For a historical migration - where you need years of email searchable in the new system - use IMAP migration. Generate an app password in Google, configure the IMAP import on the new platform, and let it run overnight. For large mailboxes, expect the process to take several hours per account.
Phase 3: File Migration (Week 3–4)
Download everything from Google Drive in its native format first - this is your backup. Then do a second export in standard formats (DOCX, XLSX, PPTX) for the files that need to be actively worked on. Upload the standard-format versions to your new cloud storage.
Folder structure matters more than people expect. Recreate your Google Drive folder hierarchy before uploading - don't just dump everything into a flat structure and sort it out later. The time spent organising now is a fraction of the time you'll waste searching for things in a flat folder six months from now.
Phase 4: DNS Cutover (Week 4)
The DNS cutover is the moment the outside world starts seeing the new configuration. Lower your MX record TTL to 300 seconds (5 minutes) 48 hours before you plan to switch - this ensures the change propagates quickly when you make it. On cutover day, update the MX records to point to your new mail server, verify propagation with a DNS lookup tool, and monitor incoming mail for the next 24 hours.
Keep Google Workspace active for at least 30 days after the cutover. Some senders have aggressive email caching. Some automated systems take weeks to pick up DNS changes. Having Google still accepting and forwarding mail during this window prevents anything from falling through the cracks.
Phase 5: Team Onboarding (Week 4–5)
Roll out by team, not by individual. When the accounting team switches, everyone on the accounting team switches that day. Mixed environments - where half a team is on Google and half is on the new platform - create confusion that takes weeks to untangle.
Prepare a one-page reference document for each major workflow: how to share a file, how to add a calendar event, how to use the mail client on mobile. Most people don't need training - they need a reference they can check when something doesn't behave the way they expect.
"The first week after cutover will feel bumpy. By week three, most people will have stopped noticing they're on a different platform."
What to Monitor After the Switch
For the first 30 days, keep an eye on three things: email deliverability (are outgoing emails landing in inboxes or spam?), calendar sync (are external invitations being received and accepted correctly?), and file access (can everyone reach the files they need with the permissions they expect?).

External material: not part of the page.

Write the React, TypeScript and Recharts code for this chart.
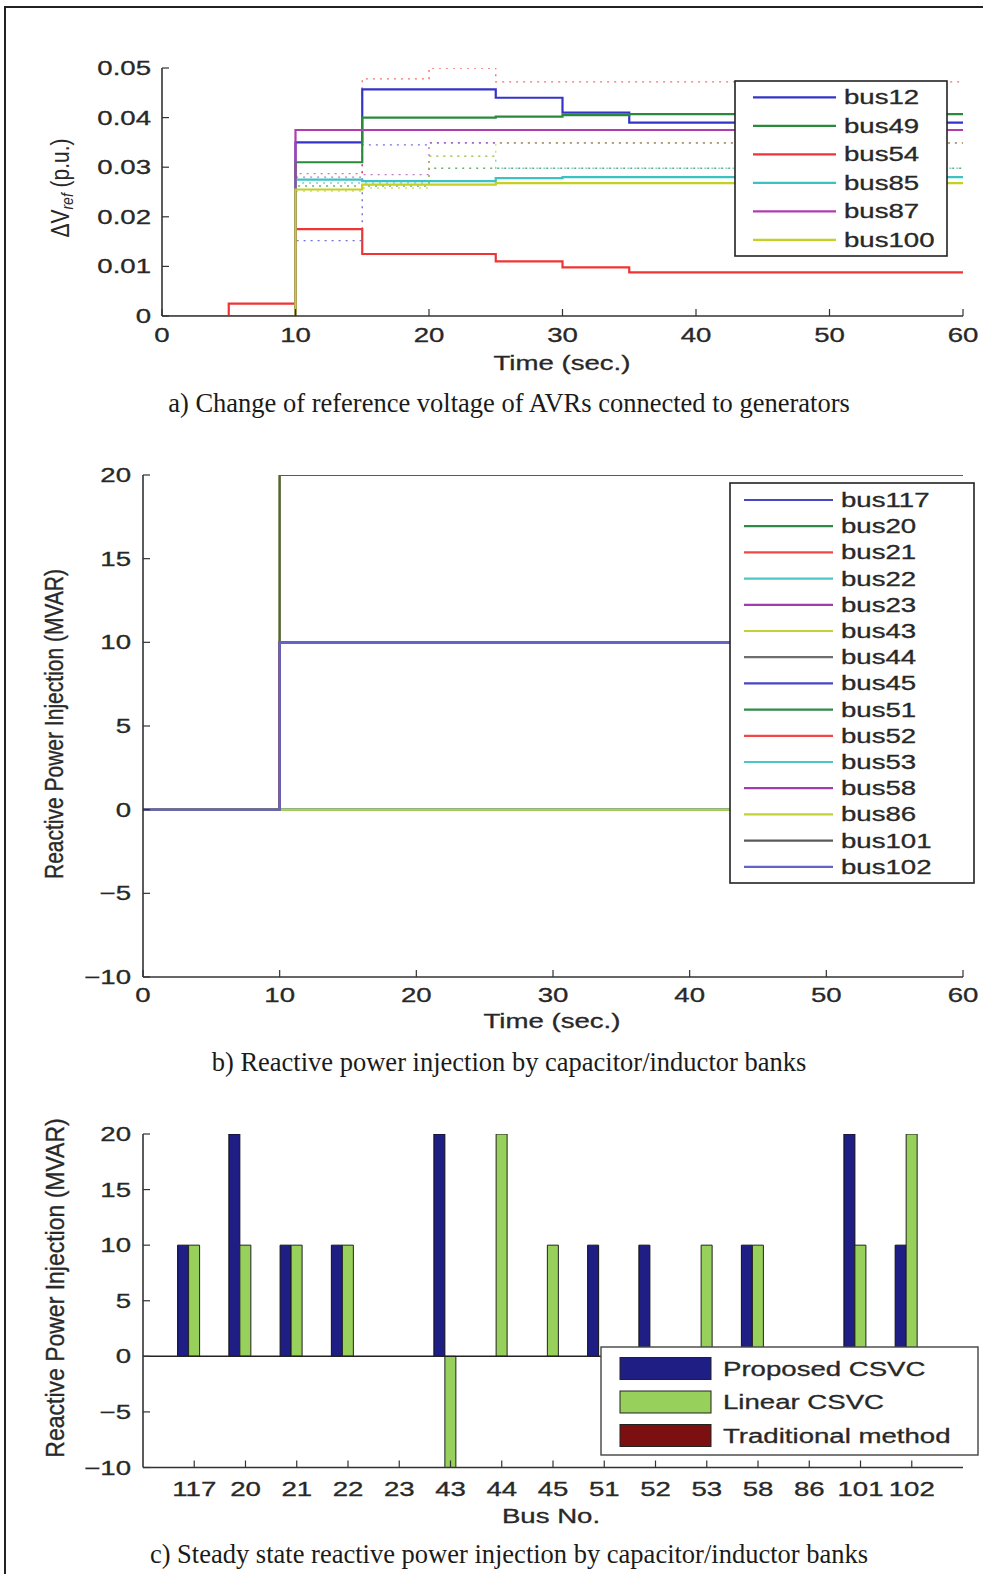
import { Bar, BarChart, Label, Legend, Line, LineChart, ReferenceLine, XAxis, YAxis } from "recharts";

const SANS = "'Liberation Sans', Arial, Helvetica, sans-serif";
const SERIF = "'Liberation Serif', 'Times New Roman', serif";
const INK = "#282828";
const AXIS = "#333";
const SX = 1.38; // the figures were stretched sideways

// a) change of AVR reference voltage
const timeA = [0, 5, 10, 15, 20, 25, 30, 35, 60];
const ticksTime = [0, 10, 20, 30, 40, 50, 60];
const ticksA = [0, 0.01, 0.02, 0.03, 0.04, 0.05];
const avrNames = ["bus12", "bus49", "bus54", "bus85", "bus87", "bus100"];
const avrColors = ["#3434c8", "#2a8a3c", "#ee3434", "#3cc2c0", "#b03cb0", "#c4d024"];
const bus12 = [0, 0, 0.035, 0.0457, 0.0457, 0.044, 0.041, 0.039, 0.039];
const bus49 = [0, 0, 0.031, 0.04, 0.04, 0.0402, 0.0405, 0.0407, 0.0407];
const bus54 = [0, 0.0025, 0.0175, 0.0125, 0.0125, 0.011, 0.0098, 0.0088, 0.0088];
const bus85 = [0, 0, 0.0275, 0.0272, 0.0272, 0.0278, 0.028, 0.028, 0.028];
const bus87 = [0, 0, 0.0375, 0.0375, 0.0375, 0.0375, 0.0375, 0.0375, 0.0375];
const bus100 = [0, 0, 0.0255, 0.0265, 0.0265, 0.0268, 0.0268, 0.0268, 0.0268];
// dotted traces (comparison run, not in legend)
const dot12 = [0, 0, 0.0152, 0.0345, 0.0349, 0.0349, 0.0349, 0.0349, 0.0349];
const dot49 = [0, 0, 0.0262, 0.0262, 0.0298, 0.0298, 0.0298, 0.0298, 0.0298];
const dot54 = [0, 0, 0.0287, 0.0478, 0.05, 0.0472, 0.0472, 0.0472, 0.0472];
const dot85 = [0, 0, 0.0268, 0.0268, 0.0322, 0.0298, 0.0298, 0.0298, 0.0298];
const dot87 = [0, 0, 0.028, 0.0285, 0.0349, 0.0349, 0.0349, 0.0349, 0.0349];
const dot100 = [0, 0, 0.0252, 0.0258, 0.0322, 0.0349, 0.0349, 0.0349, 0.0349];
const avrSolid = [bus12, bus49, bus54, bus85, bus87, bus100];
const avrDotted = [dot12, dot49, dot54, dot85, dot87, dot100];

// b) reactive power injection vs time
const timeB = [0, 10, 60];
const ticksB = [-10, -5, 0, 5, 10, 15, 20];
const capNames = ["bus117", "bus20", "bus21", "bus22", "bus23", "bus43", "bus44", "bus45", "bus51", "bus52", "bus53", "bus58", "bus86", "bus101", "bus102"];
const capColors = ["#4646c6", "#2e8b48", "#f04848", "#4cc6c6", "#a03cae", "#c2d236", "#6e6e6e", "#4646c6", "#2e8b48", "#f04848", "#4cc6c6", "#a03cae", "#c2d236", "#5a5a5a", "#6464c8"];
const capBefore = [0, 0, 0, 0, 0, 0, 0, 0, 0, 0, 0, 0, 0, 0, 0];
const capAfter = [10, 20, 10, 10, 0, 20, 0, 0, 10, 10, 0, 10, 0, 20, 10];

// c) steady state injection
const busNo = ["117", "20", "21", "22", "23", "43", "44", "45", "51", "52", "53", "58", "86", "101", "102"];
const methods = ["Proposed CSVC", "Linear CSVC", "Traditional method"];
const proposed = [10, 20, 10, 10, 0, 20, 0, 0, 10, 10, 0, 10, 0, 20, 10];
const linear = [10, 10, 10, 10, 0, -10, 20, 10, 0, 0, 10, 10, 0, 10, 20];
const traditional = [0, 0, 0, 0, 0, 0, 0, 0, 0, 0, 0, 0, 0, 0, 0];

const rowsA = timeA.map((t, i) => {
  const row: Record<string, number> = { t };
  avrNames.forEach((n, k) => {
    row[n] = avrSolid[k][i];
    row["d_" + n] = avrDotted[k][i];
  });
  return row;
});

const rowsB = timeB.map((t) => {
  const row: Record<string, number> = { t };
  capNames.forEach((n, k) => {
    row[n] = t < 10 ? capBefore[k] : capAfter[k];
  });
  return row;
});

const rowsC = busNo.map((bus, i) => ({ bus, proposed: proposed[i], linear: linear[i], traditional: traditional[i] }));

// legend rows: only the named series, in plotting order
const inOrder = (payload: any[], names: string[]) =>
  (payload || [])
    .filter((p) => names.includes(p.value))
    .sort((a, b) => names.indexOf(a.value) - names.indexOf(b.value));

function Txt({ x, y, anchor = "middle", size = 20, sx = SX, sy = 1, rotate = 0, family = SANS, children }: any) {
  return (
    <text
      transform={`translate(${x},${y}) rotate(${rotate}) scale(${sx},${sy})`}
      textAnchor={anchor}
      dominantBaseline="central"
      fontSize={size}
      fontFamily={family}
      fill={INK}
      stroke={INK}
      strokeWidth={0.3}
    >
      {children}
    </text>
  );
}

const minus = (v: number) => (v < 0 ? "\u2212" + Math.abs(v) : String(v));
const tickBottom = (p: any) => <Txt x={p.x} y={p.y}>{p.payload.value}</Txt>;
const tickLeft = (fmt: (v: number) => string) => (p: any) => (
  <Txt x={p.x} y={p.y} anchor="end">{fmt(p.payload.value)}</Txt>
);

function LineLegend({ payload, names, width, height, top, step, x1, x2, tx }: any) {
  return (
    <svg width={width} height={height} style={{ display: "block" }}>
      <rect x={1} y={1} width={width - 2} height={height - 2} fill="#fff" stroke="#222" strokeWidth={1.6} />
      {inOrder(payload, names).map((p: any, i: number) => {
        const y = top + i * step;
        return (
          <g key={p.value}>
            <line x1={x1} x2={x2} y1={y} y2={y} stroke={p.color} strokeWidth={2.2} />
            <Txt x={tx} y={y} anchor="start">{p.value}</Txt>
          </g>
        );
      })}
    </svg>
  );
}

function BarLegend({ payload }: any) {
  const w = 379;
  const h = 110;
  return (
    <svg width={w} height={h} style={{ display: "block" }}>
      <rect x={1} y={1} width={w - 2} height={h - 2} fill="#fff" stroke="#444" strokeWidth={1.4} />
      {inOrder(payload, methods).map((p: any, i: number) => {
        const y = 22.5 + i * 33.5;
        return (
          <g key={p.value}>
            <rect x={20} y={y - 11} width={91} height={22} fill={p.color} stroke="#222" strokeWidth={1} />
            <Txt x={123} y={y} anchor="start">{p.value}</Txt>
          </g>
        );
      })}
    </svg>
  );
}

const axisLine = { stroke: AXIS, strokeWidth: 1.6 };
const tickLine = { stroke: AXIS, strokeWidth: 1.2 };

function Caption({ y, children }: any) {
  return (
    <div
      style={{
        position: "absolute",
        left: 0,
        width: 1018,
        top: y - 16,
        lineHeight: "32px",
        fontSize: 26.5,
        fontFamily: SERIF,
        textAlign: "center",
        color: "#1a1a1a",
        whiteSpace: "nowrap",
      }}
    >
      {children}
    </div>
  );
}

export default function App() {
  return (
    <div style={{ position: "absolute", left: 0, top: 0, width: 983, height: 1574, overflow: "hidden", background: "#fff" }}>
      <div style={{ position: "absolute", left: 4, top: 6, width: 1000, height: 1600, borderLeft: "2px solid #222", borderTop: "2px solid #222" }} />

      <div style={{ position: "absolute", left: 0, top: 0 }}>
        <LineChart width={983} height={380} data={rowsA} margin={{ top: 68, right: 20, bottom: 0, left: 0 }}>
          <XAxis dataKey="t" type="number" domain={[0, 60]} ticks={ticksTime} interval={0} allowDataOverflow height={64}
            axisLine={axisLine} tickLine={tickLine} tickSize={-7} tickMargin={25.5} tick={tickBottom}>
            <Label content={() => <Txt x={562} y={363}>Time (sec.)</Txt>} />
          </XAxis>
          <XAxis xAxisId="top" orientation="top" dataKey="t" type="number" domain={[0, 60]} ticks={ticksTime} interval={0}
            allowDataOverflow height={0} axisLine={axisLine} tickLine={tickLine} tickSize={-7} tick={false} />
          <YAxis type="number" domain={[0, 0.05]} ticks={ticksA} interval={0} allowDataOverflow width={162}
            axisLine={axisLine} tickLine={tickLine} tickSize={-7} tickMargin={18}
            tick={tickLeft((v) => (v === 0 ? "0" : v.toFixed(2)))}>
            <Label
              content={() => (
                <text transform="translate(60,188) rotate(-90) scale(1,1.2)" textAnchor="middle" dominantBaseline="central"
                  fontSize={21} fontFamily={SANS} fill={INK}>
                  {"\u0394V"}
                  <tspan fontSize={14} dy={5} fontStyle="italic">ref</tspan>
                  <tspan dy={-5}> (p.u.)</tspan>
                </text>
              )}
            />
          </YAxis>
          <YAxis yAxisId="right" orientation="right" type="number" domain={[0, 0.05]} ticks={ticksA} interval={0}
            allowDataOverflow width={0} axisLine={axisLine} tickLine={tickLine} tickSize={-7} tick={false} />
          {avrNames.map((n, k) => (
            <Line key={"d_" + n} dataKey={"d_" + n} type="stepAfter" stroke={avrColors[k]} strokeWidth={1.4}
              strokeOpacity={0.7} strokeDasharray="2 5" dot={false} activeDot={false} legendType="none" isAnimationActive={false} />
          ))}
          {avrNames.map((n, k) => (
            <Line key={n} dataKey={n} name={n} type="stepAfter" stroke={avrColors[k]} strokeWidth={2.2}
              dot={false} activeDot={false} isAnimationActive={false} />
          ))}
          <Legend align="center" verticalAlign="middle" wrapperStyle={{ left: 734, top: 80, width: 214, height: 177 }}
            content={(p: any) => <LineLegend payload={p.payload} names={avrNames} width={214} height={177} top={17.4} step={28.5} x1={19} x2={102} tx={110} />} />
        </LineChart>
      </div>
      <Caption y={403}>a) Change of reference voltage of AVRs connected to generators</Caption>

      <div style={{ position: "absolute", left: 0, top: 440 }}>
        <LineChart width={983} height={600} data={rowsB} margin={{ top: 35, right: 20, bottom: 0, left: 0 }}>
          <XAxis dataKey="t" type="number" domain={[0, 60]} ticks={ticksTime} interval={0} allowDataOverflow height={63}
            axisLine={axisLine} tickLine={tickLine} tickSize={-7} tickMargin={25} tick={tickBottom}>
            <Label content={() => <Txt x={552} y={581}>Time (sec.)</Txt>} />
          </XAxis>
          <XAxis xAxisId="top" orientation="top" dataKey="t" type="number" domain={[0, 60]} ticks={ticksTime} interval={0}
            allowDataOverflow height={0} axisLine={axisLine} tickLine={tickLine} tickSize={-7} tick={false} />
          <YAxis type="number" domain={[-10, 20]} ticks={ticksB} interval={0} allowDataOverflow width={143}
            axisLine={axisLine} tickLine={tickLine} tickSize={-7} tickMargin={19} tick={tickLeft(minus)}>
            <Label content={() => <Txt x={54} y={284} rotate={-90} sx={1} sy={1.2} size={21}>Reactive Power Injection (MVAR)</Txt>} />
          </YAxis>
          <YAxis yAxisId="right" orientation="right" type="number" domain={[-10, 20]} ticks={ticksB} interval={0}
            allowDataOverflow width={0} axisLine={axisLine} tickLine={tickLine} tickSize={-7} tick={false} />
          {capNames.map((n, k) => (
            <Line key={n} dataKey={n} name={n} type="stepAfter" stroke={capColors[k]} strokeWidth={2.2}
              dot={false} activeDot={false} isAnimationActive={false} />
          ))}
          <Legend align="center" verticalAlign="middle" wrapperStyle={{ left: 729, top: 42, width: 246, height: 402 }}
            content={(p: any) => <LineLegend payload={p.payload} names={capNames} width={246} height={402} top={18} step={26.2} x1={15} x2={104} tx={112} />} />
        </LineChart>
      </div>
      <Caption y={1062}>b) Reactive power injection by capacitor/inductor banks</Caption>

      <div style={{ position: "absolute", left: 0, top: 1100 }}>
        <BarChart width={983} height={430} data={rowsC} margin={{ top: 34, right: 20, bottom: 0, left: 0 }} barGap={0} barSize={11}>
          <XAxis dataKey="bus" padding={{ left: 25.6, right: 25.6 }} interval={0} height={62.5}
            axisLine={axisLine} tickLine={tickLine} tickSize={-7} tickMargin={28.5} tick={tickBottom}>
            <Label content={() => <Txt x={551} y={416}>Bus No.</Txt>} />
          </XAxis>
          <XAxis xAxisId="top" orientation="top" dataKey="bus" padding={{ left: 25.6, right: 25.6 }} interval={0} height={0}
            axisLine={axisLine} tickLine={tickLine} tickSize={-7} tick={false} />
          <YAxis type="number" domain={[-10, 20]} ticks={ticksB} interval={0} allowDataOverflow width={143}
            axisLine={axisLine} tickLine={tickLine} tickSize={-7} tickMargin={19} tick={tickLeft(minus)}>
            <Label content={() => <Txt x={55} y={188} rotate={-90} sx={1} sy={1.15} size={23}>Reactive Power Injection (MVAR)</Txt>} />
          </YAxis>
          <YAxis yAxisId="right" orientation="right" type="number" domain={[-10, 20]} ticks={ticksB} interval={0}
            allowDataOverflow width={0} axisLine={axisLine} tickLine={tickLine} tickSize={-7} tick={false} />
          <ReferenceLine y={0} stroke="#222" strokeWidth={1.5} />
          <Bar dataKey="proposed" name={methods[0]} fill="#1e1e84" stroke="#111" strokeWidth={1} isAnimationActive={false} />
          <Bar dataKey="linear" name={methods[1]} fill="#98d05c" stroke="#222" strokeWidth={1} isAnimationActive={false} />
          <Bar dataKey="traditional" name={methods[2]} fill="#7c1010" stroke="#222" strokeWidth={1} isAnimationActive={false} />
          <Legend align="center" verticalAlign="middle" wrapperStyle={{ left: 600, top: 246, width: 379, height: 110 }}
            content={(p: any) => <BarLegend payload={p.payload} />} />
        </BarChart>
      </div>
      <Caption y={1554}>c) Steady state reactive power injection by capacitor/inductor banks</Caption>
    </div>
  );
}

Deliverability issues are almost always DNS-related - a missing SPF record, an unsigned DKIM key, or a missing DMARC policy. These are fixable in an afternoon once you know what to look for. Most EU mail providers, including InfoPeak, include a deliverability checklist as part of setup.
The Part Nobody Mentions
The biggest surprise most businesses report after switching isn't a technical problem. It's realising how little they were actually using Google's more advanced features. The core workflow - write, send, store, share - works the same way on EU infrastructure. The difference is where the data lives and who can access it. That difference is exactly the point.